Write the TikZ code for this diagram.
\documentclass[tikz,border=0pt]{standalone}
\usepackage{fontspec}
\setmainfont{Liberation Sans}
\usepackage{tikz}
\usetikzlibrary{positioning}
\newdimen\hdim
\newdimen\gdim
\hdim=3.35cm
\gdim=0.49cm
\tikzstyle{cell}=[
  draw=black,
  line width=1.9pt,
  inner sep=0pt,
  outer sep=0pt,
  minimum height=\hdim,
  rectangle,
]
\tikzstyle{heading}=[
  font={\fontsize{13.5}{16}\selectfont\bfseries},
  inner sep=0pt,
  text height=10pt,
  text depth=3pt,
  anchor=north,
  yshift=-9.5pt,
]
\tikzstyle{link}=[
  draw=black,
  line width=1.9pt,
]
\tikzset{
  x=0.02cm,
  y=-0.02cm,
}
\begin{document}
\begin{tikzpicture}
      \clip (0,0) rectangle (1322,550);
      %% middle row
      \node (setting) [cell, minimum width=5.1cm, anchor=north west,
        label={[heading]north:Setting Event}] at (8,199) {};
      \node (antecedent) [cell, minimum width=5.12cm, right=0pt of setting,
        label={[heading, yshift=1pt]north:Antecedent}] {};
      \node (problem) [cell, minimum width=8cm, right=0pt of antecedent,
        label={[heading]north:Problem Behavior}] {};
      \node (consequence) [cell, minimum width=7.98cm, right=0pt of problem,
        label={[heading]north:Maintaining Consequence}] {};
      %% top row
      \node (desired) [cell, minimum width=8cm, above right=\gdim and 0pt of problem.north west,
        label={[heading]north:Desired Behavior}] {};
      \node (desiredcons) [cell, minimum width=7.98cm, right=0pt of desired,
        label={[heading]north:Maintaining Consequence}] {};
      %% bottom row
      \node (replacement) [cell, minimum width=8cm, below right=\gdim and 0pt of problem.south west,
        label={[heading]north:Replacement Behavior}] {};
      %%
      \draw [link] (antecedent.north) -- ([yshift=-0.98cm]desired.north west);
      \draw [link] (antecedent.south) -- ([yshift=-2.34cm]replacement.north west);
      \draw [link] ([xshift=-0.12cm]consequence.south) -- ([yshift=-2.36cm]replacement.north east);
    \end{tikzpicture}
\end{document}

● ● ● ● ●

> [Written problem] Copy each line of the data exactly, leaving nothing out.

> [Task result]
Write the TikZ code for this diagram.
\documentclass[tikz,border=0pt]{standalone}
\usepackage{fontspec}
\setmainfont{Liberation Sans}
\usepackage{tikz}
\usetikzlibrary{positioning}
\newdimen\hdim
\newdimen\gdim
\hdim=3.35cm
\gdim=0.49cm
\tikzstyle{cell}=[
  draw=black,
  line width=1.9pt,
  inner sep=0pt,
  outer sep=0pt,
  minimum height=\hdim,
  rectangle,
]
\tikzstyle{heading}=[
  font={\fontsize{13.5}{16}\selectfont\bfseries},
  inner sep=0pt,
  text height=10pt,
  text depth=3pt,
  anchor=north,
  yshift=-9.5pt,
]
\tikzstyle{link}=[
  draw=black,
  line width=1.9pt,
]
\tikzset{
  x=0.02cm,
  y=-0.02cm,
}
\begin{document}
\begin{tikzpicture}
      \clip (0,0) rectangle (1322,550);
      %% middle row
      \node (setting) [cell, minimum width=5.1cm, anchor=north west,
        label={[heading]north:Setting Event}] at (8,199) {};
      \node (antecedent) [cell, minimum width=5.12cm, right=0pt of setting,
        label={[heading, yshift=1pt]north:Antecedent}] {};
      \node (problem) [cell, minimum width=8cm, right=0pt of antecedent,
        label={[heading]north:Problem Behavior}] {};
      \node (consequence) [cell, minimum width=7.98cm, right=0pt of problem,
        label={[heading]north:Maintaining Consequence}] {};
      %% top row
      \node (desired) [cell, minimum width=8cm, above right=\gdim and 0pt of problem.north west,
        label={[heading]north:Desired Behavior}] {};
      \node (desiredcons) [cell, minimum width=7.98cm, right=0pt of desired,
        label={[heading]north:Maintaining Consequence}] {};
      %% bottom row
      \node (replacement) [cell, minimum width=8cm, below right=\gdim and 0pt of problem.south west,
        label={[heading]north:Replacement Behavior}] {};
      %%
      \draw [link] (antecedent.north) -- ([yshift=-0.98cm]desired.north west);
      \draw [link] (antecedent.south) -- ([yshift=-2.34cm]replacement.north west);
      \draw [link] ([xshift=-0.12cm]consequence.south) -- ([yshift=-2.36cm]replacement.north east);
    \end{tikzpicture}
\end{document}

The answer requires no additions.